■ **Exercise instructions**
Transcribe the material exactly. Images do not belong in the copy.
>> Begin Collected data
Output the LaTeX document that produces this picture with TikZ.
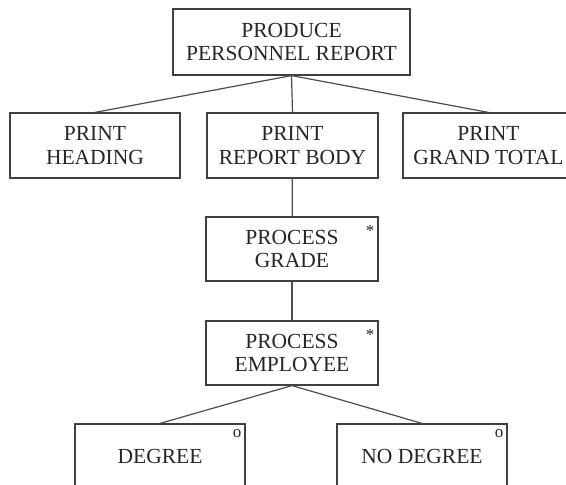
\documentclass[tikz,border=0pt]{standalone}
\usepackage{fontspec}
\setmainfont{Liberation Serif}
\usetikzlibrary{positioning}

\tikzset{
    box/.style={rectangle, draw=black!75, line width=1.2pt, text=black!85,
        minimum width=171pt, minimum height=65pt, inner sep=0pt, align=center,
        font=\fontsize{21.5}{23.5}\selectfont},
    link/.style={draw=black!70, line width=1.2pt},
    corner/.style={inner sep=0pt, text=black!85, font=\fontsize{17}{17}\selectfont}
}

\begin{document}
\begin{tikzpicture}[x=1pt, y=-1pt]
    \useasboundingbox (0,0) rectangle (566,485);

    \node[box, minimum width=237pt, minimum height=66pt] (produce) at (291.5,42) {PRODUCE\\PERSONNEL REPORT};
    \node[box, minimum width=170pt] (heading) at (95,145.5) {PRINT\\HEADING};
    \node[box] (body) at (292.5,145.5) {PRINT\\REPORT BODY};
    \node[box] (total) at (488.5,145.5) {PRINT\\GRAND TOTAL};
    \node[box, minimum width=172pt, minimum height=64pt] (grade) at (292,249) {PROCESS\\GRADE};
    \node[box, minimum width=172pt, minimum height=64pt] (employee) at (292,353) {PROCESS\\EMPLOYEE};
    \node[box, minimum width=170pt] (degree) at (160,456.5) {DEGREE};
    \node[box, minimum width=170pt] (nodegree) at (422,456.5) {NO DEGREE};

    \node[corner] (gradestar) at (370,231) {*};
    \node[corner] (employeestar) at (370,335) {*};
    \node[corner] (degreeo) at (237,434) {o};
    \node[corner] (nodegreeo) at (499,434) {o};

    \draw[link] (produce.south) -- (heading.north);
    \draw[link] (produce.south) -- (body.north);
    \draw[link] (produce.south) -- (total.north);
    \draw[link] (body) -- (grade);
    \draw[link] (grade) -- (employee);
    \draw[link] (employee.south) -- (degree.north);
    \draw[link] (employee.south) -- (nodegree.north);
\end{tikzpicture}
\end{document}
>> End Collected data
■ **The reply**
Output the LaTeX document that produces this picture with TikZ.
\documentclass[tikz,border=0pt]{standalone}
\usepackage{fontspec}
\setmainfont{Liberation Serif}
\usetikzlibrary{positioning}

\tikzset{
    box/.style={rectangle, draw=black!75, line width=1.2pt, text=black!85,
        minimum width=171pt, minimum height=65pt, inner sep=0pt, align=center,
        font=\fontsize{21.5}{23.5}\selectfont},
    link/.style={draw=black!70, line width=1.2pt},
    corner/.style={inner sep=0pt, text=black!85, font=\fontsize{17}{17}\selectfont}
}

\begin{document}
\begin{tikzpicture}[x=1pt, y=-1pt]
    \useasboundingbox (0,0) rectangle (566,485);

    \node[box, minimum width=237pt, minimum height=66pt] (produce) at (291.5,42) {PRODUCE\\PERSONNEL REPORT};
    \node[box, minimum width=170pt] (heading) at (95,145.5) {PRINT\\HEADING};
    \node[box] (body) at (292.5,145.5) {PRINT\\REPORT BODY};
    \node[box] (total) at (488.5,145.5) {PRINT\\GRAND TOTAL};
    \node[box, minimum width=172pt, minimum height=64pt] (grade) at (292,249) {PROCESS\\GRADE};
    \node[box, minimum width=172pt, minimum height=64pt] (employee) at (292,353) {PROCESS\\EMPLOYEE};
    \node[box, minimum width=170pt] (degree) at (160,456.5) {DEGREE};
    \node[box, minimum width=170pt] (nodegree) at (422,456.5) {NO DEGREE};

    \node[corner] (gradestar) at (370,231) {*};
    \node[corner] (employeestar) at (370,335) {*};
    \node[corner] (degreeo) at (237,434) {o};
    \node[corner] (nodegreeo) at (499,434) {o};

    \draw[link] (produce.south) -- (heading.north);
    \draw[link] (produce.south) -- (body.north);
    \draw[link] (produce.south) -- (total.north);
    \draw[link] (body) -- (grade);
    \draw[link] (grade) -- (employee);
    \draw[link] (employee.south) -- (degree.north);
    \draw[link] (employee.south) -- (nodegree.north);
\end{tikzpicture}
\end{document}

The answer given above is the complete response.